Federal Requirement for Pledge Against Commercial Sex Work Unclear, Letter to Editor Says
A U.S. policy requiring that recipients of federal HIV/AIDS service grants pledge to oppose commercial sex work puts public health groups working with sex workers "at risk," Daniel Pellegrom, president of Pathfinder International, writes in a Boston Globe letter to the editor. Two groups -- Pathfinder and the Alliance for Open Society International -- are exempt from the pledge following a federal court ruling, according to Pellegrom. He adds that although the lawsuit against the pledge "does not challenge the government's right to restrict the use of public funds," the pledge "forces groups to adopt an organizationwide policy, thereby restricting how organizations use their own private funds." Pathfinder and Open Society "believed this to be in violation of the Constitution," Pellegrom writes, adding that the judge in the federal case "agreed, placing the two organizations under protective order while the case is on appeal."
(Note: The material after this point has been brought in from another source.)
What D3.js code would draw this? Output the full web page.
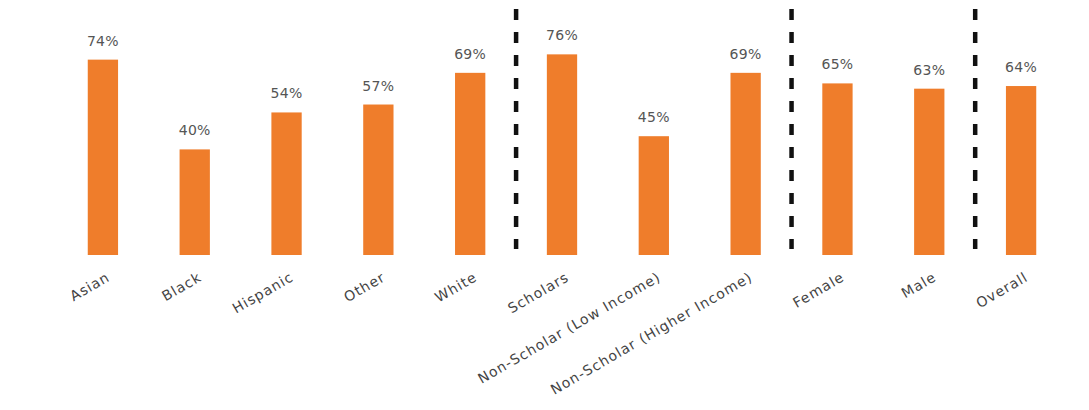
<!DOCTYPE html>
<html>
<head>
<meta charset="utf-8">
<script src="https://cdn.jsdelivr.net/npm/d3@7"></script>
<style>
  html, body { margin: 0; padding: 0; background: #ffffff; }
  svg { display: block; }
</style>
</head>
<body>
<svg id="chart" width="1089" height="410"></svg>
<script>
// Share of students in each group (percent)
const categories = ["Asian", "Black", "Hispanic", "Other", "White", "Scholars",
  "Non-Scholar (Low Income)", "Non-Scholar (Higher Income)", "Female", "Male", "Overall"];
const values = [74, 40, 54, 57, 69, 76, 45, 69, 65, 63, 64];
// Dashed separators sit after these categories
const groupEnds = ["White", "Non-Scholar (Higher Income)", "Male"];

const svg = d3.select("#chart");
const baseY = 255;

const x = d3.scaleBand()
  .domain(categories)
  .range([57, 1067])
  .paddingInner(0.67)
  .paddingOuter(0.335);

const y = d3.scaleLinear()
  .domain([0, 100])
  .range([baseY, baseY - 264]);

const fontFamily = "'DejaVu Sans', 'Open Sans', sans-serif";

// Bars
svg.append("g")
  .selectAll("rect")
  .data(categories)
  .join("rect")
  .attr("x", d => x(d))
  .attr("y", (d, i) => y(values[i]))
  .attr("width", x.bandwidth())
  .attr("height", (d, i) => y(0) - y(values[i]))
  .attr("fill", "#ef7d2b");

// Value labels
svg.append("g")
  .selectAll("text")
  .data(categories)
  .join("text")
  .attr("x", d => x(d) + x.bandwidth() / 2)
  .attr("y", (d, i) => y(values[i]) - 14)
  .attr("text-anchor", "middle")
  .attr("font-family", fontFamily)
  .attr("font-size", 14)
  .attr("letter-spacing", 0.3)
  .attr("fill", "#555555")
  .text((d, i) => values[i] + "%");

// Category axis (rotated labels, no line or ticks)
const axis = svg.append("g")
  .attr("transform", `translate(0,${baseY})`)
  .call(d3.axisBottom(x).tickSize(0).tickPadding(0));
axis.select(".domain").remove();
axis.selectAll("text")
  .attr("font-family", fontFamily)
  .attr("font-size", 14)
  .attr("letter-spacing", 1)
  .attr("fill", "#444444")
  .attr("text-anchor", "end")
  .attr("dy", null)
  .attr("y", 0)
  .attr("transform", "translate(8,25) rotate(-30)");

// Dashed group separators
const step = x.step();
svg.append("g")
  .selectAll("line")
  .data(groupEnds)
  .join("line")
  .attr("x1", d => x(d) + x.bandwidth() / 2 + step / 2)
  .attr("x2", d => x(d) + x.bandwidth() / 2 + step / 2)
  .attr("y1", 9)
  .attr("y2", 249)
  .attr("stroke", "#111111")
  .attr("stroke-width", 4.5)
  .attr("stroke-dasharray", "11,12");
</script>
</body>
</html>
By requiring organizations to adopt the pledge, the government has "failed to explain exactly what is required," Pellegrom writes, adding that because "needed clarity" is missing, organizations do not "know how to comply with the rules and risk losing funding." Public health policies "based on ideology tie the hands of health workers and leave health care providers vulnerable to political posturing and congressional whim," Pellegrom writes (Pellegrom, Boston Globe, 3/4).